Short exercise: Return the material word for word. Do not include the pictures.

━━━

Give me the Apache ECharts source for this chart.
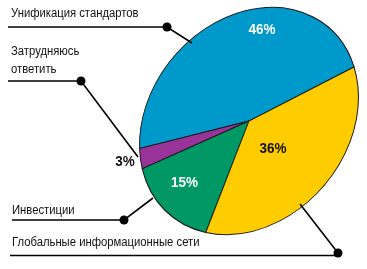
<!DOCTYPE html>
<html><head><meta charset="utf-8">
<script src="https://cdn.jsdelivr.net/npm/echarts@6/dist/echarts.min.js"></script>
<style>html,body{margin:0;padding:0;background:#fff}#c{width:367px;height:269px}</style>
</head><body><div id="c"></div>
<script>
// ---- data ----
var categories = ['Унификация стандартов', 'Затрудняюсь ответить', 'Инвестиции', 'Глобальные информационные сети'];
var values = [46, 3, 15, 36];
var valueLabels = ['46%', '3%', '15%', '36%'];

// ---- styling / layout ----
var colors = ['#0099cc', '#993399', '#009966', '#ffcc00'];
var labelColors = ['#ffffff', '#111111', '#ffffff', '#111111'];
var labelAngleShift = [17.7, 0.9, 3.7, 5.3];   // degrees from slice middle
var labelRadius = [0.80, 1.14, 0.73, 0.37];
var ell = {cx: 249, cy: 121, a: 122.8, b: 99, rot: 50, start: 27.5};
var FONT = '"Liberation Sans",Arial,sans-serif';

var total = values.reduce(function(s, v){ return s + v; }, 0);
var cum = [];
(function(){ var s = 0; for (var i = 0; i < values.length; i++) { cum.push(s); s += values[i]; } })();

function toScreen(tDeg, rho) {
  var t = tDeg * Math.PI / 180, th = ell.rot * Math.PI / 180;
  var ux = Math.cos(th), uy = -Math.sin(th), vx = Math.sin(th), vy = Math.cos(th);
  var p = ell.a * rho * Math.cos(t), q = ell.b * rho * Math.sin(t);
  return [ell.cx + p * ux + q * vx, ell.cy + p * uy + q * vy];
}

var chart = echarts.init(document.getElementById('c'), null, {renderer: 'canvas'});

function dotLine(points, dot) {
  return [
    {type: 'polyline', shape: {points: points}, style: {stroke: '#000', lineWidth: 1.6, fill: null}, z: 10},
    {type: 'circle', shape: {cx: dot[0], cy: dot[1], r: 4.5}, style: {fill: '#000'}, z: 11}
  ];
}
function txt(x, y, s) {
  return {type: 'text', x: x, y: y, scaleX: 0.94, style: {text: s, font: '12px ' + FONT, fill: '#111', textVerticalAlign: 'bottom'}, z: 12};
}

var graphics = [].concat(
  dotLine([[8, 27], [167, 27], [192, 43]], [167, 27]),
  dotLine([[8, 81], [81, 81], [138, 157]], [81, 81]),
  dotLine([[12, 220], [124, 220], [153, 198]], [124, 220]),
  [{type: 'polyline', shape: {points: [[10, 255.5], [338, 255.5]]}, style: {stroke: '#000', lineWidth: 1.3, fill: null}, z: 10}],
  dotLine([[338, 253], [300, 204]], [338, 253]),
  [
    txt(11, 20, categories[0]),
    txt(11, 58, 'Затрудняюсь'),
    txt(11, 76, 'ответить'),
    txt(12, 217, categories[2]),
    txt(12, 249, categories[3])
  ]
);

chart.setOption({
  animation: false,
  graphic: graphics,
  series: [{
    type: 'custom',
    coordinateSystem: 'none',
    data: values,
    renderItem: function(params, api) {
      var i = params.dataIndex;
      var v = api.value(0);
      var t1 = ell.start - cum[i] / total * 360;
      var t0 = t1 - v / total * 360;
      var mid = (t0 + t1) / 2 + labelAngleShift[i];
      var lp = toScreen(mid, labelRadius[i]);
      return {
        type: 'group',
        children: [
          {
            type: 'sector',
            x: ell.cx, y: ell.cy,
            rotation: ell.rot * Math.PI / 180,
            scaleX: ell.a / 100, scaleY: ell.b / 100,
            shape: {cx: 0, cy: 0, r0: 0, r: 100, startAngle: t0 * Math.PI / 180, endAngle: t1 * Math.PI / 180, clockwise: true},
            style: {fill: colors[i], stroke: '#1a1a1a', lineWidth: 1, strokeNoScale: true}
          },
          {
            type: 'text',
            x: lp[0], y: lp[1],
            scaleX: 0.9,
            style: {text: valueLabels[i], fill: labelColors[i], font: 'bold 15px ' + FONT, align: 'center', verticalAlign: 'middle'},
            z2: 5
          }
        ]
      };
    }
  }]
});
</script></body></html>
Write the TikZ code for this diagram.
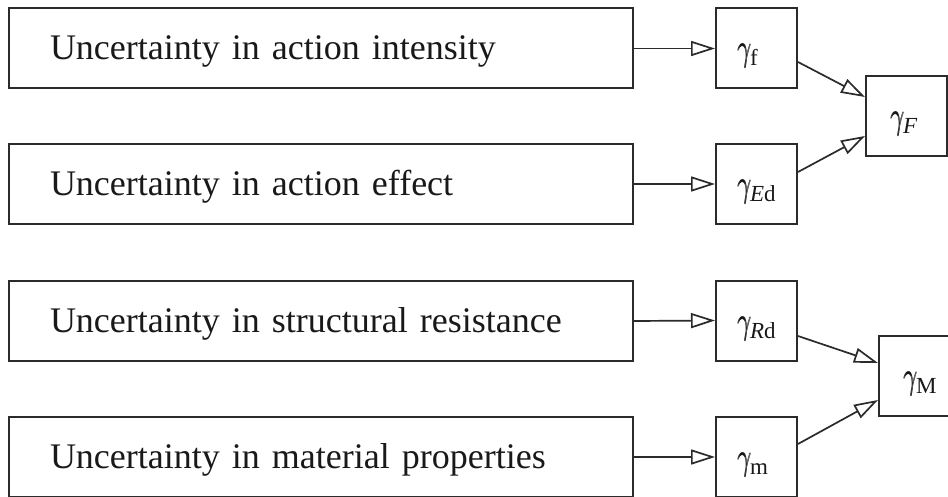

━━━

Correct result:
Give me the Apache ECharts source for this chart.
<!DOCTYPE html>
<html><head><meta charset="utf-8">
<script src="https://cdn.jsdelivr.net/npm/echarts@6/dist/echarts.min.js"></script>
<style>html,body{margin:0;padding:0;background:#fff}#c{width:367px;height:269px}</style>
</head><body><div id="c"></div>
<script>
// ---- data ----
var categories = ['Унификация стандартов', 'Затрудняюсь ответить', 'Инвестиции', 'Глобальные информационные сети'];
var values = [46, 3, 15, 36];
var valueLabels = ['46%', '3%', '15%', '36%'];

// ---- styling / layout ----
var colors = ['#0099cc', '#993399', '#009966', '#ffcc00'];
var labelColors = ['#ffffff', '#111111', '#ffffff', '#111111'];
var labelAngleShift = [17.7, 0.9, 3.7, 5.3];   // degrees from slice middle
var labelRadius = [0.80, 1.14, 0.73, 0.37];
var ell = {cx: 249, cy: 121, a: 122.8, b: 99, rot: 50, start: 27.5};
var FONT = '"Liberation Sans",Arial,sans-serif';

var total = values.reduce(function(s, v){ return s + v; }, 0);
var cum = [];
(function(){ var s = 0; for (var i = 0; i < values.length; i++) { cum.push(s); s += values[i]; } })();

function toScreen(tDeg, rho) {
  var t = tDeg * Math.PI / 180, th = ell.rot * Math.PI / 180;
  var ux = Math.cos(th), uy = -Math.sin(th), vx = Math.sin(th), vy = Math.cos(th);
  var p = ell.a * rho * Math.cos(t), q = ell.b * rho * Math.sin(t);
  return [ell.cx + p * ux + q * vx, ell.cy + p * uy + q * vy];
}

var chart = echarts.init(document.getElementById('c'), null, {renderer: 'canvas'});

function dotLine(points, dot) {
  return [
    {type: 'polyline', shape: {points: points}, style: {stroke: '#000', lineWidth: 1.6, fill: null}, z: 10},
    {type: 'circle', shape: {cx: dot[0], cy: dot[1], r: 4.5}, style: {fill: '#000'}, z: 11}
  ];
}
function txt(x, y, s) {
  return {type: 'text', x: x, y: y, scaleX: 0.94, style: {text: s, font: '12px ' + FONT, fill: '#111', textVerticalAlign: 'bottom'}, z: 12};
}

var graphics = [].concat(
  dotLine([[8, 27], [167, 27], [192, 43]], [167, 27]),
  dotLine([[8, 81], [81, 81], [138, 157]], [81, 81]),
  dotLine([[12, 220], [124, 220], [153, 198]], [124, 220]),
  [{type: 'polyline', shape: {points: [[10, 255.5], [338, 255.5]]}, style: {stroke: '#000', lineWidth: 1.3, fill: null}, z: 10}],
  dotLine([[338, 253], [300, 204]], [338, 253]),
  [
    txt(11, 20, categories[0]),
    txt(11, 58, 'Затрудняюсь'),
    txt(11, 76, 'ответить'),
    txt(12, 217, categories[2]),
    txt(12, 249, categories[3])
  ]
);

chart.setOption({
  animation: false,
  graphic: graphics,
  series: [{
    type: 'custom',
    coordinateSystem: 'none',
    data: values,
    renderItem: function(params, api) {
      var i = params.dataIndex;
      var v = api.value(0);
      var t1 = ell.start - cum[i] / total * 360;
      var t0 = t1 - v / total * 360;
      var mid = (t0 + t1) / 2 + labelAngleShift[i];
      var lp = toScreen(mid, labelRadius[i]);
      return {
        type: 'group',
        children: [
          {
            type: 'sector',
            x: ell.cx, y: ell.cy,
            rotation: ell.rot * Math.PI / 180,
            scaleX: ell.a / 100, scaleY: ell.b / 100,
            shape: {cx: 0, cy: 0, r0: 0, r: 100, startAngle: t0 * Math.PI / 180, endAngle: t1 * Math.PI / 180, clockwise: true},
            style: {fill: colors[i], stroke: '#1a1a1a', lineWidth: 1, strokeNoScale: true}
          },
          {
            type: 'text',
            x: lp[0], y: lp[1],
            scaleX: 0.9,
            style: {text: valueLabels[i], fill: labelColors[i], font: 'bold 15px ' + FONT, align: 'center', verticalAlign: 'middle'},
            z2: 5
          }
        ]
      };
    }
  }]
});
</script></body></html>
Write the TikZ code for this diagram.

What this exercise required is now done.